Not only did I succeed in meeting a mentor or two, but I managed to help one by giving him a push start when his car’s starter motor decided to fail. Pay back time, I guess. I returned from the environs of Coventry looking forward to a relaxing evening.
One side effect of cooking with kitchen windows open later in the evening is that moths tend to enter in search of the moon. Far from finding this an irritation these days, my love of critters with six legs turns this into an advantage. This evening we caught two, one macro moth and one micro moth, both of which had me reaching for a camera and macro lens. If a macro moth requires a macro lens, what does a micro moth require? A microscope, presumably. 🙂 He had to make do with a macro lens, though, and here he is in all his as yet unidentified glory, sitting on the glass of our back door, The picture, I must point out, is courtesy of Carol’s much steadier hand than mine. I have enough trouble identifying macro moths with a field guide so, having no guide for micro moths, I have no chance at all. So, after spending a day with the dragonfly recorders, I resorted to our micro moth recorder to see if he could help. My new friend turns out to be “a worn male specimen of Diurnea fagella, micro moths tending not to have vernacular names. The females have very much reduced wings, apparently.

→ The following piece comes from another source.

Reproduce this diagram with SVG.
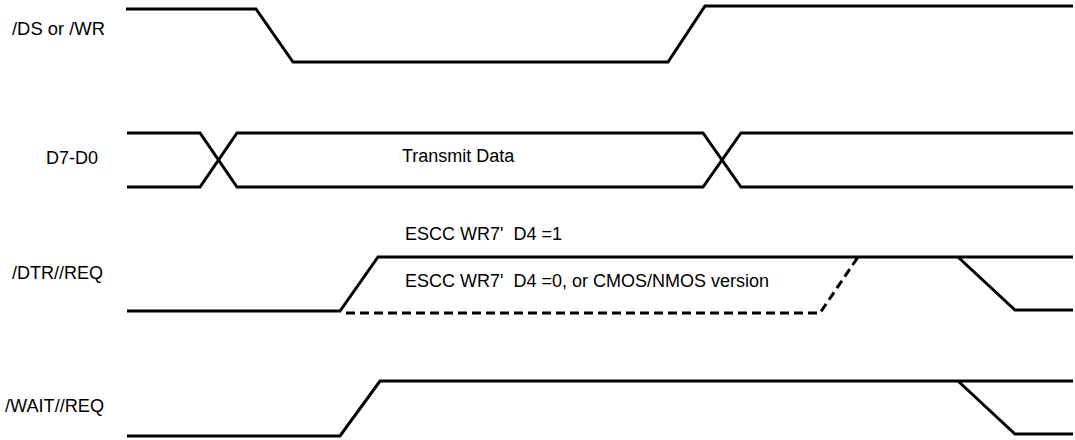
<svg xmlns="http://www.w3.org/2000/svg" width="1075" height="440" viewBox="0 0 1075 440">
<style>
.sig{fill:none;stroke:#000;stroke-width:3;stroke-linejoin:miter}
.dash{fill:none;stroke:#000;stroke-width:3;stroke-dasharray:9,5}
text{font-family:"Liberation Sans",Arial,sans-serif;font-size:18px;fill:#000}
</style>
<rect width="1075" height="440" fill="#fff"/>
<g id="label-ds"><text x="12" y="35" textLength="93" lengthAdjust="spacingAndGlyphs">/DS or /WR</text></g>
<g id="label-d"><text x="46" y="164">D7-D0</text></g>
<g id="label-dtr"><text x="12" y="279">/DTR//REQ</text></g>
<g id="label-wait"><text x="5" y="412" textLength="99" lengthAdjust="spacingAndGlyphs">/WAIT//REQ</text></g>
<g id="notes">
<text x="402" y="162">Transmit Data</text>
<text x="405" y="240" xml:space="preserve">ESCC WR7'  D4 =1</text>
<text x="405" y="287" xml:space="preserve">ESCC WR7'  D4 =0, or CMOS/NMOS version</text>
</g>
<g id="waveforms">
<polyline class="sig" points="126,9 256,9 293,62 668,62 705,6 1073,6"/>
<polyline class="sig" points="127,133 200,133 237,187 703,187 741,133 1073,133"/>
<polyline class="sig" points="127,187 200,187 237,133 703,133 741,187 1073,187"/>
<polyline class="sig" points="127,311 340,311 378,257 1073,257"/>
<polyline class="dash" points="346,313 820,313 858,257"/>
<polyline class="sig" points="958,257 1015,310 1073,310"/>
<polyline class="sig" points="127,436 340,436 380,381 1073,381"/>
<polyline class="sig" points="958,381 1015,434 1073,434"/>
</g>
</svg>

Our macro visitor was noticeably more colourful and considerably more theatrical in its choice of stage. Having spent some time fluttering around our kitchen table lamp, it finally settled, on our wall tiles. I dislike flash photography in general but in this situation it produced a very pleasing effect. I snapped a picture or two angled to try to avoid any nasty shadows, the normal problem with flash. Resorting to a little chimping [the act of studying one’s previous shots on a digital camera’s rear screen, frequently missing another shot while so doing], I noticed a partial reflection of my subject in the tiles. It looked good so I recomposed to get the complete reflection. The weird thing is, these tiles are a very light cream colour. See, cameras DO lie. [Pity we didn’t get a chance to clean the tiles, though!]
I told you I had difficulty identifying moths and this character was no exception. Fellow enthusiasts to the rescue; it is a Pine Beauty (Panolis flammea). In my defence, the book picture is of the dorsal view and the wing markings look a little less obvious. Of course, once it was pointed out to me, it became obvious.
So, a dragonfly day that ended with a couple of new moths.